Source code of charts
— begin —

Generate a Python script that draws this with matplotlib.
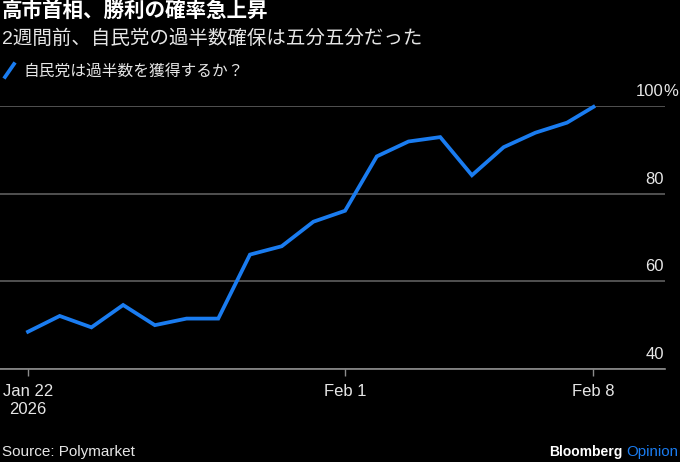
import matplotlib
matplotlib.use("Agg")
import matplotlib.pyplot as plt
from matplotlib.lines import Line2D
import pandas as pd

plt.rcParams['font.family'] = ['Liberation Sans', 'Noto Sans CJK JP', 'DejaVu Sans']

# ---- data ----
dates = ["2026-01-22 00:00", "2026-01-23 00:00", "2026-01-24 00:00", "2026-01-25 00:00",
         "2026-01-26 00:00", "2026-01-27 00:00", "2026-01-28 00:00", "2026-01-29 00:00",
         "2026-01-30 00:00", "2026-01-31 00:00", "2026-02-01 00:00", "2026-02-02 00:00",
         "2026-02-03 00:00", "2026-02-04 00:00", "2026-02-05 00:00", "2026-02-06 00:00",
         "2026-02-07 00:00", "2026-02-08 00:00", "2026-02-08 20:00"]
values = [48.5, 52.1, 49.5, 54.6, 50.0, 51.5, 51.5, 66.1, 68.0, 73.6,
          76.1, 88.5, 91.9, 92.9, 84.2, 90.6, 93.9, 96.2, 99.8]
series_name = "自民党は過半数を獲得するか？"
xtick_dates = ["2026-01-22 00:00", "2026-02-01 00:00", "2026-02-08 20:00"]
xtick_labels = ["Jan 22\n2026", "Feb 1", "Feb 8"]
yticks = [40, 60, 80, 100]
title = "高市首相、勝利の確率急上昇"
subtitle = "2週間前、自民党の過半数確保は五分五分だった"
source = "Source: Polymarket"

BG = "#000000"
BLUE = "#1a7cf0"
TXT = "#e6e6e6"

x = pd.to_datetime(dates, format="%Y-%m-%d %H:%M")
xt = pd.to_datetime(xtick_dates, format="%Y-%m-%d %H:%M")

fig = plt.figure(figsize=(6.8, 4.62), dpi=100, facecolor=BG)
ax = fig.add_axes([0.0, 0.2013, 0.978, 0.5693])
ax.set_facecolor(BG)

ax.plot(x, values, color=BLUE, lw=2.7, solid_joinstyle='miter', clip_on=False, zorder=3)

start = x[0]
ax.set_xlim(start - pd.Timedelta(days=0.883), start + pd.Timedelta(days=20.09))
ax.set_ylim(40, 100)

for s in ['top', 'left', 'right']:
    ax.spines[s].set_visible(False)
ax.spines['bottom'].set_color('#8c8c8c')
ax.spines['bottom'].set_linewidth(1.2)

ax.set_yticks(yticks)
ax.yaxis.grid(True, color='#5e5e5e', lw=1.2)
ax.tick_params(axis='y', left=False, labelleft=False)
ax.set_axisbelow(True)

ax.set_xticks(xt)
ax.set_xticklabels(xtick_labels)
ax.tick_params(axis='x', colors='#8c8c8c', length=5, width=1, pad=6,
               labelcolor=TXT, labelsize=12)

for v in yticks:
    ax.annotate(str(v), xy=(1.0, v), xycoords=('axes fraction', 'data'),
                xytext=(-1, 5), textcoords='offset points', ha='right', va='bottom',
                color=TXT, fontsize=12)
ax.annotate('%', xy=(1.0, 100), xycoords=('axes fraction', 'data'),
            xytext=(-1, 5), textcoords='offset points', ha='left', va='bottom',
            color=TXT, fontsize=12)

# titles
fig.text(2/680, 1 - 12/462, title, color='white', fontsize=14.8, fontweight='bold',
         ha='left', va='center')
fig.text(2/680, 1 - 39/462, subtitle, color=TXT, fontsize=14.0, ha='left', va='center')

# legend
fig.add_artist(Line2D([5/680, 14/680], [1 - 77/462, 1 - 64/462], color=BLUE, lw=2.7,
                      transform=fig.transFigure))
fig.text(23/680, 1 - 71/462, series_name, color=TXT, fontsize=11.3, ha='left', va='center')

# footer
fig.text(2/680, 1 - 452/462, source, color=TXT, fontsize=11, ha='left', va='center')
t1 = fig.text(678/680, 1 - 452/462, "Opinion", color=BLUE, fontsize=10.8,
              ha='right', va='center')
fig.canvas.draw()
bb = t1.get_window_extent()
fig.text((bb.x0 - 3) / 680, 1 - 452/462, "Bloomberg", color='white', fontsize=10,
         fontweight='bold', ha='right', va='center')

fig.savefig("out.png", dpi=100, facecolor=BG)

— end —
— begin —

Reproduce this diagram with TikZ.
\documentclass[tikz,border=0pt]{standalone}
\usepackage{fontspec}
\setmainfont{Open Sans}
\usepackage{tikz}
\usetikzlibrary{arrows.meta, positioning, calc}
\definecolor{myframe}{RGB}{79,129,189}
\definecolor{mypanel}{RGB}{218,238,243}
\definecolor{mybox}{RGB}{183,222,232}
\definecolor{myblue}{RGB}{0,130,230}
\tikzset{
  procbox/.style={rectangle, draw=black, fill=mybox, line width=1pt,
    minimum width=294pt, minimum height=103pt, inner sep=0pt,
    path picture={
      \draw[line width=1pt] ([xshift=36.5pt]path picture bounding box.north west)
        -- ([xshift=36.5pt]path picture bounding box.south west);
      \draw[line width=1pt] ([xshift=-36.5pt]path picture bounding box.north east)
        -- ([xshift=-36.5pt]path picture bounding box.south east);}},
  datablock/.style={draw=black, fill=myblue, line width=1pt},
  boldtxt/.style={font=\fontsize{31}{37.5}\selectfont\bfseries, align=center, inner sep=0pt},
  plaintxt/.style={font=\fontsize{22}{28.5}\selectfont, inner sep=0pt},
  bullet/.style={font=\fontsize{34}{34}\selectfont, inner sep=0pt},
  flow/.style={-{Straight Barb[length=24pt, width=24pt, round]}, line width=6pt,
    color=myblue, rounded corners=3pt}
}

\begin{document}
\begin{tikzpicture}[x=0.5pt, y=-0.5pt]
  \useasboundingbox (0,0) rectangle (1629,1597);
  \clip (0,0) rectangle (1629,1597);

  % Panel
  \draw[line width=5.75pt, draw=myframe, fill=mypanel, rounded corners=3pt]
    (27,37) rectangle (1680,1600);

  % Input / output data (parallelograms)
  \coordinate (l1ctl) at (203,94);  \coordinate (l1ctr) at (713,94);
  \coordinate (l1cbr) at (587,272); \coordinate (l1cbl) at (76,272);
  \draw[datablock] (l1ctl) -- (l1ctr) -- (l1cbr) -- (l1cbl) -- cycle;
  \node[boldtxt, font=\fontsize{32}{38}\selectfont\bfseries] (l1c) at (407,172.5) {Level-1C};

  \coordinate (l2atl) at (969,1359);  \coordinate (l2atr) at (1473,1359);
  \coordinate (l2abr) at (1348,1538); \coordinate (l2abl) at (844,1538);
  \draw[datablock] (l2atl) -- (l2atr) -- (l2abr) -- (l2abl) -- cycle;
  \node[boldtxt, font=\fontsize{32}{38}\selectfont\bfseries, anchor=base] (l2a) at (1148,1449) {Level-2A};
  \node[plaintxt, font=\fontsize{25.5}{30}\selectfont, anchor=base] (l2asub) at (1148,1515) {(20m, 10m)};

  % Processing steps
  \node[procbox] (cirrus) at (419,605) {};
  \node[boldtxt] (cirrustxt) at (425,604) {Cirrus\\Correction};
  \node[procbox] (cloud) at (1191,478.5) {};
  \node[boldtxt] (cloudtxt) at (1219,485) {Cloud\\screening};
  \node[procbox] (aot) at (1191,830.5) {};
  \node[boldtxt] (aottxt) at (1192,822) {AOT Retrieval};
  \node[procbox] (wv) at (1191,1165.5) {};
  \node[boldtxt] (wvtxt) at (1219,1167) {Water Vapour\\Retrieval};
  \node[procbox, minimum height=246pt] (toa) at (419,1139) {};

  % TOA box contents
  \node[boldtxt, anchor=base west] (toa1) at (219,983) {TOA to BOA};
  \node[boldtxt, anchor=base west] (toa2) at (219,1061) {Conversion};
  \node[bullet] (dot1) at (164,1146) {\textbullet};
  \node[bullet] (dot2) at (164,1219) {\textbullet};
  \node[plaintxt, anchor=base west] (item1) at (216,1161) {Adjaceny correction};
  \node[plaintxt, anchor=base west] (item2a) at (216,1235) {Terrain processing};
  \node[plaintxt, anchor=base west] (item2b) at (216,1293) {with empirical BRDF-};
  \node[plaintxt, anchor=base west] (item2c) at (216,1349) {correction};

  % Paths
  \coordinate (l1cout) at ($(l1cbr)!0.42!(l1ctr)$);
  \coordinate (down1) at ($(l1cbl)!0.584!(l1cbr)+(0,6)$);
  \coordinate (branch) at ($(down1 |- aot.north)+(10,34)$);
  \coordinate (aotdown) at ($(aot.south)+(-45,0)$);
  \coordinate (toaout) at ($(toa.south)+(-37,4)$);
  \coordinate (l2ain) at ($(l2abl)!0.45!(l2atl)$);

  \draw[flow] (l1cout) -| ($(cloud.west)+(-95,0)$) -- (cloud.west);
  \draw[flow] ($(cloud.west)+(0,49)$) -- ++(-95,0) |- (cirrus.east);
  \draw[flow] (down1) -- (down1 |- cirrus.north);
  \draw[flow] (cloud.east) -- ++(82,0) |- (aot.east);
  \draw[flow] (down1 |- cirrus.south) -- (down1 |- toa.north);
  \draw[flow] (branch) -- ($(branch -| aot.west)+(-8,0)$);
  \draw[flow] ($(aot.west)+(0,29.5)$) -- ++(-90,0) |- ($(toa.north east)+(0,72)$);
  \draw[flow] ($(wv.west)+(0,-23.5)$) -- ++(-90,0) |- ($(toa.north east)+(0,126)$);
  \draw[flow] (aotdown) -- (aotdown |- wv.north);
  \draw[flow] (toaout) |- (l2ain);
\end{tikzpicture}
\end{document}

— end —

Please quote only the span of lines whose first line contains "Generate a Python" and whose last line contains "plt.rcParams['font.family'] = ['Liberation", leaving every picture out.

**Answer**
Generate a Python script that draws this with matplotlib.
import matplotlib
matplotlib.use("Agg")
import matplotlib.pyplot as plt
from matplotlib.lines import Line2D
import pandas as pd

plt.rcParams['font.family'] = ['Liberation Sans', 'Noto Sans CJK JP', 'DejaVu Sans']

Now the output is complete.